Blood in the Chest in Cats

3 min read

Hemothorax in Cats

Hemothorax is the medical term used to identify a condition in which blood has collected in the chest cavity, or thorax. This condition may occur suddenly or over a long period of time, and it can occur for a variety of reasons. There does not appear to be a particular age, gender, or breed of cat that is more predisposed to this condition than another.

Symptoms and Types

Acute onset:

  • Symptoms of decreased blood volume usually occur before sufficient blood volume accumulates in the pleural space (lining of the chest cavity)
  • Impaired respiration/respiratory distress
  • Pale membranes
  • Weakness and collapse
  • Weak, rapid pulse
  • Breathing sounds become dull

Associated with a causative factor:


  • Trauma
  • Bleeding from any artery or vein of the thoracic wall or spine, damaged heart, lungs, thymus (a small glandular organ that is situated behind the top of the breastbone), and diaphragm
  • Rodenticide ingestion is a common cause
  • Herniated liver or spleen
  • Tumor
  • Coagulopathies (clotting disorders)
  • Clotting factor defects are more common than platelet abnormalities
  • May be congenital or acquired
  • Liver failure
  • Cholangiohepatitis (inflammation of the gallbladder and bile ducts) with concurrent small bowel disease
  • Lung lobe twisting
  • Acute thymic hemorrhage in young animals (i.e., thymus: gland at the base of the neck)

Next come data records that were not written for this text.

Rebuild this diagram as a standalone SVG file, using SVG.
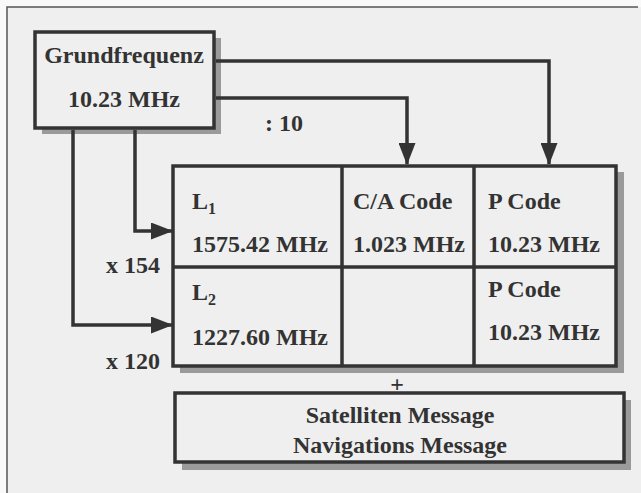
<svg xmlns="http://www.w3.org/2000/svg" width="641" height="493" viewBox="0 0 641 493">
<style>
.t{font-family:"Liberation Serif","Times New Roman",serif;font-weight:bold;font-size:24px;fill:#333}
.s{font-size:16px}
.box{fill:#efefef;stroke:#333;stroke-width:3.5}
.grid{fill:none;stroke:#333;stroke-width:3.5}
.sh{fill:#9a9a9a}
.ln{fill:none;stroke:#333;stroke-width:3.5}
</style>
<defs>
<marker id="ah" viewBox="0 0 22 17" refX="21" refY="8.5" markerWidth="22" markerHeight="17" orient="auto" markerUnits="userSpaceOnUse">
<path d="M0,0 L22,8.5 L0,17 z" fill="#333"/>
</marker>
</defs>
<rect x="0" y="0" width="641" height="493" fill="#f9f9f9"/>
<rect x="7" y="7" width="634" height="486" fill="#efefef"/>
<path d="M7,493 V7 H638" fill="none" stroke="#555" stroke-width="1.5"/>

<g id="grundfrequenz">
<rect class="sh" x="42" y="38" width="179" height="96"/>
<rect class="box" x="35" y="32" width="179" height="96"/>
<text class="t" x="124" y="63" text-anchor="middle">Grundfrequenz</text>
<text class="t" x="124" y="107" text-anchor="middle">10.23 MHz</text>
</g>

<g id="table">
<rect class="sh" x="180" y="172" width="444" height="201"/>
<rect class="box" x="173" y="166" width="443" height="200"/>
<path class="grid" d="M342,166 V366 M474,166 V366 M173,267 H616"/>
</g>
<g id="l1">
<text class="t" x="192" y="209">L<tspan class="s" dy="5">1</tspan></text>
<text class="t" x="192" y="252">1575.42 MHz</text>
</g>
<g id="ca">
<text class="t" x="353" y="209">C/A Code</text>
<text class="t" x="353" y="252">1.023 MHz</text>
</g>
<g id="p1">
<text class="t" x="488" y="209">P Code</text>
<text class="t" x="488" y="252">10.23 MHz</text>
</g>
<g id="l2">
<text class="t" x="192" y="300">L<tspan class="s" dy="5">2</tspan></text>
<text class="t" x="192" y="345">1227.60 MHz</text>
</g>
<g id="p2">
<text class="t" x="488" y="297">P Code</text>
<text class="t" x="488" y="340">10.23 MHz</text>
</g>

<g id="message">
<rect class="sh" x="182" y="400" width="449" height="70"/>
<rect class="box" x="175" y="393" width="449" height="69"/>
<text class="t" x="400" y="423" text-anchor="middle">Satelliten Message</text>
<text class="t" x="400" y="453" text-anchor="middle">Navigations Message</text>
</g>

<g id="connectors">
<path class="ln" d="M216,61 H549 V164" marker-end="url(#ah)"/>
<path class="ln" d="M216,98 H407 V164" marker-end="url(#ah)"/>
<path class="ln" d="M135,130 V231 H172" marker-end="url(#ah)"/>
<path class="ln" d="M73,130 V325 H172" marker-end="url(#ah)"/>
<text class="t" x="284" y="131" text-anchor="middle">: 10</text>
<text class="t" x="133" y="273" text-anchor="middle">x 154</text>
<text class="t" x="133" y="369" text-anchor="middle">x 120</text>
<text class="t" x="397" y="392" text-anchor="middle">+</text>
</g>
</svg>
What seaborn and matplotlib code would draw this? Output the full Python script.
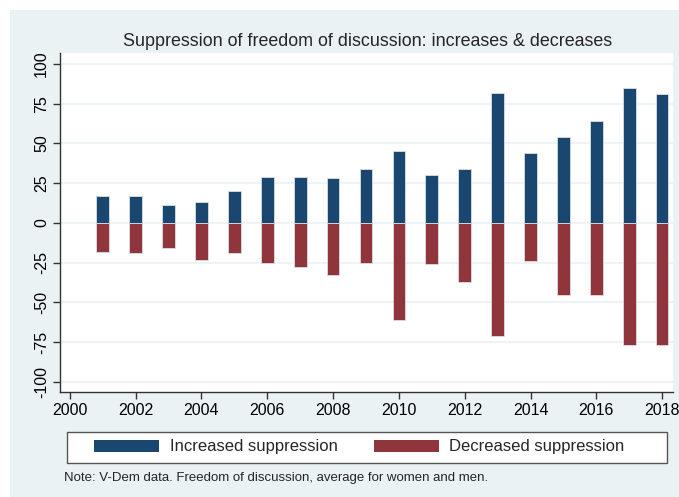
import matplotlib
matplotlib.use("Agg")
import matplotlib.pyplot as plt
from matplotlib.patches import Rectangle, Patch
import seaborn as sns
import pandas as pd

years = list(range(2001, 2019))
increased = [17, 17, 11, 13, 20, 29, 29, 28, 34, 45, 30, 34, 82, 44, 54, 64, 85, 81]
decreased = [-18, -19, -16, -23, -19, -25, -28, -33, -25, -61, -26, -37, -71, -24, -45, -45, -77, -77]
series_names = ["Increased suppression", "Decreased suppression"]
x_ticks = list(range(2000, 2019, 2))
y_ticks = [100, 75, 50, 25, 0, -25, -50, -75, -100]

BLUE = "#1A476F"
RED = "#90353B"
BG = "#EAF2F3"

sns.set_style("white")
plt.rcParams["font.family"] = ["Liberation Sans", "DejaVu Sans"]

df = pd.DataFrame({
    "year": years * 2,
    "value": increased + decreased,
    "series": [series_names[0]] * len(years) + [series_names[1]] * len(years),
})

fig = plt.figure(figsize=(6.79, 4.97), dpi=100, facecolor="white")
fig.patches.append(Rectangle((10 / 679, 0), 1 - 10 / 679, 1 - 10 / 497,
                             transform=fig.transFigure, facecolor=BG,
                             edgecolor="none", zorder=-10))
ax = fig.add_axes([60 / 679, 1 - 392 / 497, 613 / 679, 339 / 497])
ax.set_facecolor("white")

sns.barplot(data=df, x="year", y="value", hue="series", native_scale=True,
            dodge=False, width=0.385, palette=[BLUE, RED], legend=False,
            linewidth=0.6, edgecolor="#d9dfe3", saturation=1, ax=ax, zorder=3)
for ln in list(ax.lines):
    ln.remove()

ax.set_xlim(1999.7, 2018.33)
ax.set_ylim(-106.3, 106.9)
ax.set_xticks(x_ticks)
ax.set_xticklabels([str(t) for t in x_ticks], fontsize=11.5)
ax.set_yticks(y_ticks)
ax.set_yticklabels([str(t) for t in y_ticks], fontsize=11.5, rotation=90, va="center")
ax.yaxis.grid(True, color=BG, linewidth=1.2, zorder=0)
ax.set_axisbelow(True)
ax.set_xlabel("")
ax.set_ylabel("")
for side in ["top", "right"]:
    ax.spines[side].set_visible(False)
for side in ["left", "bottom"]:
    ax.spines[side].set_color("#333333")
    ax.spines[side].set_linewidth(1)
ax.tick_params(axis="both", direction="out", length=5, width=1, color="#333333",
               colors="black", left=True, bottom=True, pad=3)

fig.text(368 / 679, 1 - 41 / 497,
         "Suppression of freedom of discussion: increases & decreases",
         ha="center", va="center", fontsize=12.9)

# legend box drawn explicitly
fig.patches.append(Rectangle((67 / 679, 1 - 463 / 497), 600 / 679, 31 / 497,
                             transform=fig.transFigure, facecolor="white",
                             edgecolor="#555555", linewidth=1, zorder=1))
handles = [Patch(facecolor=BLUE, edgecolor="none", label=series_names[0]),
           Patch(facecolor=RED, edgecolor="none", label=series_names[1])]
leg = fig.legend(handles=handles, loc="center left", ncol=2,
                 bbox_to_anchor=(94 / 679, 1 - 447 / 497),
                 frameon=False, fontsize=12,
                 handlelength=3.9, handleheight=0.72, handletextpad=0.65,
                 columnspacing=2.15, borderpad=0, borderaxespad=0)
leg.set_zorder(5)

fig.text(64 / 679, 1 - 478 / 497,
         "Note: V-Dem data. Freedom of discussion, average for women and men.",
         ha="left", va="center", fontsize=9.5)

fig.savefig("out.png", dpi=100, facecolor="white")
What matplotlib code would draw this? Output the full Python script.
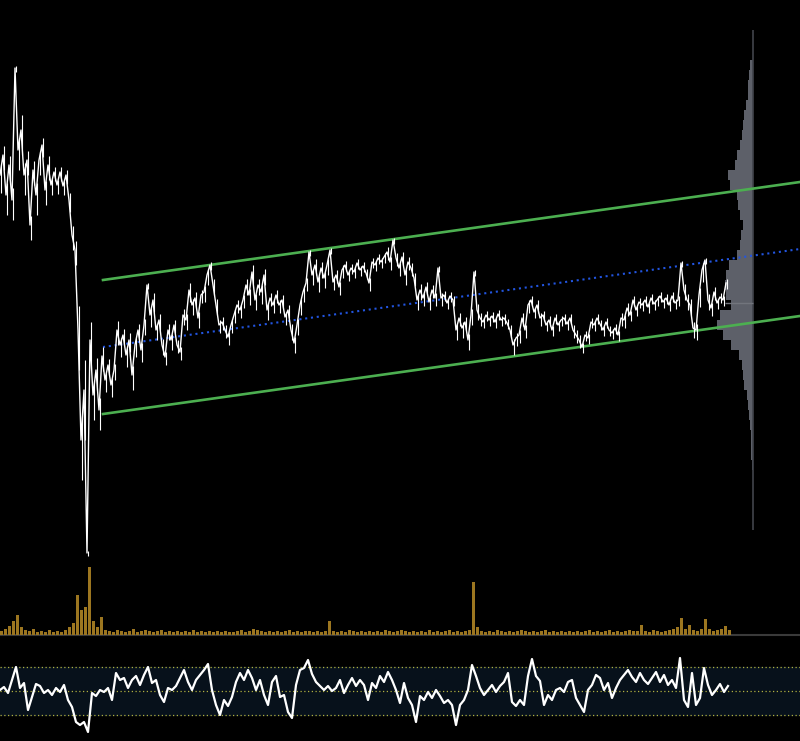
import numpy as np
import matplotlib
matplotlib.use("Agg")
import matplotlib.pyplot as plt

# ---------------- data ----------------
price_step = 3
price = [
    385, 405, 365, 395, 360, 492, 410, 430, 385, 400,
    335, 390, 365, 400, 415, 370, 395, 375, 388, 375,
    388, 374, 385, 360, 325, 310, 230, 120, 170, 7,
    220, 165, 190, 150, 204, 180, 195, 175, 190, 230,
    215, 225, 205, 220, 185, 215, 230, 210, 235, 275,
    245, 260, 230, 240, 215, 203, 230, 220, 235, 215,
    208, 245, 240, 270, 255, 262, 242, 265, 268, 285,
    295, 275, 255, 235, 238, 230, 223, 235, 245, 255,
    250, 260, 275, 265, 288, 260, 275, 268, 285, 250,
    262, 255, 265, 255, 260, 243, 250, 230, 217, 235,
    255, 268, 277, 308, 285, 295, 278, 292, 282, 295,
    310, 278, 285, 273, 290, 295, 285, 292, 288, 297,
    290, 294, 287, 277, 298, 295, 302, 298, 303, 308,
    298, 320, 302, 292, 303, 285, 298, 292, 282, 260,
    270, 262, 273, 258, 270, 262, 292, 262, 265, 257,
    264, 260, 230, 242, 232, 238, 220, 245, 288, 250,
    242, 238, 245, 240, 244, 238, 246, 240, 242, 237,
    230, 215, 222, 225, 242, 230, 255, 260, 248, 255,
    242, 245, 235, 240, 230, 242, 235, 240, 242, 236,
    242, 230, 225, 220, 213, 225, 222, 238, 235, 242,
    236, 230, 238, 230, 227, 232, 225, 242, 240, 252,
    245, 260, 250, 258, 255, 260, 253, 262, 256, 260,
    264, 258, 262, 255, 264, 257, 260, 297, 270, 260,
    255, 232, 230, 265, 290, 300, 260, 252, 268, 257,
    263, 260, 277,
]
# half of the intra-bar high-low range around each price point
price_range = [
    18, 15, 20, 15, 20, 4, 20, 25, 20, 15,
    15, 15, 20, 15, 12, 15, 15, 10, 9, 9,
    9, 9, 9, 12, 15, 15, 40, 40, 50, 3,
    30, 25, 20, 20, 15, 12, 10, 12, 10, 15,
    12, 10, 12, 12, 15, 12, 10, 12, 10, 4,
    12, 12, 10, 10, 10, 8, 10, 10, 8, 8,
    8, 10, 10, 12, 10, 10, 10, 8, 10, 10,
    5, 10, 10, 8, 8, 8, 8, 8, 8, 8,
    8, 8, 10, 10, 12, 10, 10, 12, 10, 10,
    8, 8, 8, 8, 8, 8, 8, 10, 10, 10,
    10, 10, 8, 4, 10, 10, 10, 10, 10, 10,
    4, 8, 8, 8, 8, 6, 6, 6, 6, 6,
    6, 6, 6, 8, 6, 6, 6, 6, 6, 8,
    8, 4, 8, 8, 8, 10, 8, 8, 8, 10,
    10, 8, 8, 8, 8, 8, 4, 8, 6, 6,
    6, 6, 10, 8, 10, 8, 10, 10, 4, 10,
    8, 6, 6, 6, 6, 6, 6, 6, 6, 6,
    8, 10, 8, 8, 8, 8, 8, 6, 6, 8,
    8, 6, 6, 6, 6, 6, 6, 6, 6, 6,
    6, 8, 8, 8, 6, 6, 6, 6, 6, 6,
    6, 6, 6, 6, 6, 6, 6, 8, 8, 8,
    6, 6, 6, 6, 6, 6, 6, 6, 6, 6,
    6, 6, 6, 6, 6, 6, 6, 4, 10, 10,
    10, 10, 10, 12, 12, 4, 10, 8, 8, 6,
    6, 6, 6,
]

# regression channel (start bar, end bar, mid value at start/end, half width)
channel_x = [103, 800]
channel_mid = [213, 311]
channel_half = 67

# volume per bar (step 4)
vol_step = 4
volume = [
    4, 6, 9, 14, 20, 8, 5, 4, 6, 3,
    4, 3, 5, 3, 4, 3, 5, 8, 12, 40,
    25, 28, 68, 14, 8, 18, 5, 4, 3, 5,
    4, 3, 4, 6, 3, 4, 5, 4, 3, 4,
    5, 3, 4, 3, 4, 3, 4, 3, 5, 3,
    4, 3, 4, 3, 4, 3, 4, 3, 3, 4,
    5, 3, 4, 6, 5, 4, 3, 4, 3, 4,
    3, 4, 5, 3, 4, 3, 4, 4, 3, 4,
    3, 4, 14, 4, 3, 4, 3, 5, 4, 3,
    4, 3, 4, 3, 4, 3, 5, 4, 3, 4,
    5, 4, 3, 4, 3, 4, 3, 5, 3, 4,
    3, 4, 5, 3, 4, 3, 4, 5, 53, 8,
    4, 3, 4, 3, 5, 4, 3, 4, 3, 4,
    5, 4, 3, 4, 3, 4, 5, 3, 4, 3,
    4, 3, 4, 3, 4, 3, 4, 5, 3, 4,
    3, 4, 5, 3, 4, 3, 4, 5, 4, 4,
    10, 4, 3, 5, 4, 3, 4, 5, 6, 8,
    17, 6, 10, 5, 4, 6, 16, 6, 4, 5,
    6, 9, 5,
]

# volume profile (price level bins of 10, widths)
profile_levels = list(range(95, 500, 10))
profile_vol = [
    1.5, 2, 2, 2.5, 3, 4, 5, 6, 9, 10,
    11, 14, 22, 30, 36, 33, 22, 27, 28, 27,
    24, 16, 13, 12, 10, 13, 15, 16, 23, 25,
    18, 16, 13, 11, 10, 9, 7, 5, 5, 4,
    3,
]
poc_level = 257
profile_range = [30, 530]
profile_anchor = 753

# oscillator (step 4)
osc_step = 4
osc = [
    1, 4, -2, 11, 24, 3, 8, -19, -6, 7,
    5, -2, 1, -4, 3, -1, 6, -9, -16, -31,
    -34, -31, -41, -2, -5, 1, -1, 3, -9, 18,
    11, 13, 3, 11, 15, 6, 16, 24, 8, 11,
    -4, -11, 3, 1, 5, 13, 21, 9, 1, 11,
    16, 21, 27, 1, -14, -24, -9, -15, -6, 9,
    18, 11, 21, 13, 1, 11, -4, -14, 9, 15,
    -6, -4, -21, -27, 6, 21, 23, 31, 17, 9,
    5, 1, 5, 0, 3, 11, -2, 6, 13, 5,
    11, 6, -9, 8, 3, 15, 9, 19, 11, 1,
    -12, 8, -7, -14, -31, -5, -9, -1, -7, 1,
    -5, -12, -9, -14, -34, -14, -9, 1, 26, 15,
    3, -4, 1, 6, -1, 5, 9, 18, -11, -15,
    -9, -14, 15, 32, 15, 10, -14, -4, -9, 1,
    3, -1, 9, 11, -7, -14, -21, 1, 6, 16,
    13, 1, 8, -7, 3, 11, 16, 21, 14, 9,
    18, 11, 7, 13, 19, 9, 16, 6, 11, 3,
    33, -9, -16, 18, -14, -7, 23, 6, -4, 1,
    7, -1, 5,
]
osc_levels = [-24, 0, 24]

# ---------------- figure ----------------
W, H = 800, 741
fig = plt.figure(figsize=(W / 100, H / 100), dpi=100, facecolor="black")

def px_axes(top, bottom):
    return fig.add_axes([0, (H - bottom) / H, 1, (bottom - top) / H])

ax = px_axes(0, 560)
axv = px_axes(560, 637)
axo = px_axes(640, 741)
for a in (ax, axv, axo):
    a.set_facecolor("black")
    a.set_xlim(0, 800)
    a.set_axis_off()

# price panel
px = np.arange(len(price)) * price_step
pr = np.array(price, dtype=float)
rg = np.array(price_range, dtype=float)
ax.set_ylim(0, 560)

# volume profile
pl = np.array(profile_levels)
pv = np.array(profile_vol)
ax.barh(pl, pv, height=10, left=profile_anchor - pv, color="#5d6069",
        edgecolor="none", zorder=1)
ax.vlines(profile_anchor, profile_range[0], profile_range[1], color="#41444b",
          lw=1.2, zorder=1)
ax.hlines(poc_level, profile_anchor - 28, profile_anchor, color="#72757d",
          lw=1.0, zorder=2)

ax.vlines(px + 1, pr - rg, pr + rg * 0.6, color="white", lw=0.8, zorder=4)
ax.plot(px, pr, color="white", lw=1.0, zorder=4)

cx = np.array(channel_x)
cm = np.array(channel_mid)
ax.plot(cx, cm + channel_half, color="#4caf50", lw=1.9, zorder=3)
ax.plot(cx, cm - channel_half, color="#4caf50", lw=1.9, zorder=3)
ax.plot(cx, cm, color="#2255e0", lw=1.5, ls=(0, (1, 1.8)), zorder=3)

# volume panel
vx = np.arange(len(volume)) * vol_step
axv.set_ylim(-2, 75)
axv.axhline(0, color="#3a3a3a", lw=1.5, zorder=1)
axv.bar(vx, volume, width=2.6, align="edge", color="#9c7620",
        edgecolor="none", zorder=2)

# oscillator panel
ox = np.arange(len(osc)) * osc_step
axo.set_ylim(-50, 51)
axo.axhspan(osc_levels[0], osc_levels[-1], color="#07111b", zorder=0)
for lv in osc_levels:
    axo.axhline(lv, color="#b0b040", lw=0.9, ls=(0, (1, 2)), zorder=1)
axo.plot(ox, osc, color="white", lw=1.6, zorder=3)

fig.savefig("out.png", dpi=100, facecolor="black")
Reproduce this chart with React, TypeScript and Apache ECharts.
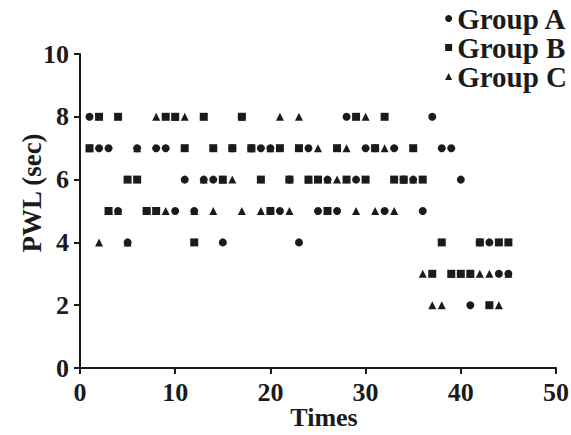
import React, { useEffect, useRef } from "react";
import * as echarts from "echarts";

const TIMES = [1, 2, 3, 4, 5, 6, 7, 8, 9, 10, 11, 12, 13, 14, 15, 16, 17, 18, 19, 20, 21, 22, 23, 24, 25, 26, 27, 28, 29, 30, 31, 32, 33, 34, 35, 36, 37, 38, 39, 40, 41, 42, 43, 44, 45];

const GROUP_A = [8, 7, 7, 5, 4, 7, 5, 7, 7, 5, 6, 5, 6, 6, 4, 7, 8, 7, 7, 7, 5, 6, 4, 7, 5, 6, 5, 8, 6, 7, 7, 5, 7, 6, 6, 5, 8, 7, 7, 6, 2, 4, 4, 3, 3];
const GROUP_B = [7, 8, 5, 8, 6, 6, 5, 5, 8, 8, 7, 4, 8, 7, 6, 7, 8, 7, 6, 5, 7, 6, 7, 6, 6, 5, 7, 6, 8, 6, 7, 8, 6, 6, 7, 6, 3, 4, 3, 3, 3, 4, 2, 4, 4];
const GROUP_C = [7, 4, 5, 5, 4, 7, 5, 8, 5, 8, 8, 5, 6, 5, 6, 6, 5, 7, 5, 7, 8, 5, 8, 6, 7, 6, 6, 7, 5, 8, 5, 7, 5, 6, 6, 3, 2, 2, 3, 3, 3, 3, 3, 2, 3];

const GROUP_NAMES = ["Group A", "Group B", "Group C"];
const X_TICKS = [0, 10, 20, 30, 40, 50];
const Y_TICKS = [0, 2, 4, 6, 8, 10];

const INK = "#1b1b1b";
const FONT = "'Liberation Serif', 'Times New Roman', serif";

const pairs = (vals: number[]) => TIMES.map((t, i) => [t, vals[i]]);

export default function App() {
  const ref = useRef<HTMLDivElement>(null);
  useEffect(() => {
    if (!ref.current) return;
    const chart = echarts.init(ref.current, null, { renderer: "svg" });
    const axisCommon = {
      axisLine: { show: true, lineStyle: { color: INK, width: 2 } },
      axisTick: { show: true, inside: false, length: 6, lineStyle: { color: INK, width: 2 } },
      splitLine: { show: false },
      nameMoveOverlap: false,
    };
    const nameStyle = { fontFamily: FONT, fontWeight: "bold", fontSize: 26, color: INK };
    const labelStyle = { fontFamily: FONT, fontWeight: "bold", fontSize: 26, color: INK };
    chart.setOption({
      animation: false,
      backgroundColor: "#ffffff",
      grid: {
        left: 80,
        right: 15,
        top: 54,
        bottom: 67,
        containLabel: false,
        outerBoundsMode: "none",
      },
      legend: {
        orient: "vertical",
        right: 0,
        top: 0,
        padding: [4, 4, 0, 0],
        itemWidth: 7,
        itemHeight: 7,
        itemGap: 0,
        data: [
          { name: GROUP_NAMES[0], icon: "circle" },
          { name: GROUP_NAMES[1], icon: "rect" },
          { name: GROUP_NAMES[2], icon: "triangle" },
        ],
        textStyle: { fontFamily: FONT, fontWeight: "bold", fontSize: 29, color: INK },
      },
      xAxis: {
        type: "value",
        min: X_TICKS[0],
        max: X_TICKS[X_TICKS.length - 1],
        interval: 10,
        name: "Times",
        nameLocation: "middle",
        nameGap: 36,
        nameTextStyle: { ...nameStyle, padding: [0, 0, 0, 12] },
        ...axisCommon,
        axisLabel: { ...labelStyle, margin: 11 },
      },
      yAxis: {
        type: "value",
        min: Y_TICKS[0],
        max: Y_TICKS[Y_TICKS.length - 1],
        interval: 2,
        name: "PWL (sec)",
        nameLocation: "middle",
        nameGap: 35,
        nameTextStyle: { ...nameStyle, fontSize: 27, padding: [0, 0, 0, 36] },
        ...axisCommon,
        axisLabel: { ...labelStyle, margin: 11 },
      },
      series: [
        {
          name: GROUP_NAMES[2],
          type: "scatter",
          symbol: "triangle",
          symbolSize: 8,
          itemStyle: { color: INK, opacity: 1 },
          data: pairs(GROUP_C),
        },
        {
          name: GROUP_NAMES[0],
          type: "scatter",
          symbol: "circle",
          symbolSize: 8,
          itemStyle: { color: INK, opacity: 1 },
          data: pairs(GROUP_A),
        },
        {
          name: GROUP_NAMES[1],
          type: "scatter",
          symbol: "rect",
          symbolSize: 8,
          itemStyle: { color: INK, opacity: 1 },
          data: pairs(GROUP_B),
        },
      ],
    });
    return () => chart.dispose();
  }, []);
  return (
    <div
      ref={ref}
      style={{ position: "absolute", left: 0, top: 0, width: 571, height: 435 }}
    />
  );
}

Your veterinarian will perform a complete physical exam on your cat, including a standard blood chemical profile, complete blood count, an electrolyte panel and a urinalysis so as to rule out other causes of disease. You will need to give a thorough history of your cat's health, onset of symptoms, and possible incidents that might have preceded this condition. Clotting profiles should be performed on a blood sample to verify for delayed clotting times.

The packed cell volume, hemoglobin and platelet count will be lower than normal. The blood chemical profile may show signs of liver failure (which would cause bleeding into bodily cavities since clotting factors would not be produced).

The fluid in the chest should be sampled and analyzed at a laboratory for a comparison with peripheral blood. Platelets are often found in chest fluid samples.

X-rays are crucial for visualizing the extent of the fluid build-up in the chest, the collapse of lung lobes, and any masses which might be present in the chest cavity. An ultrasound of the chest can reveal a diseased condition with an even greater sensitivity than an x-ray image would.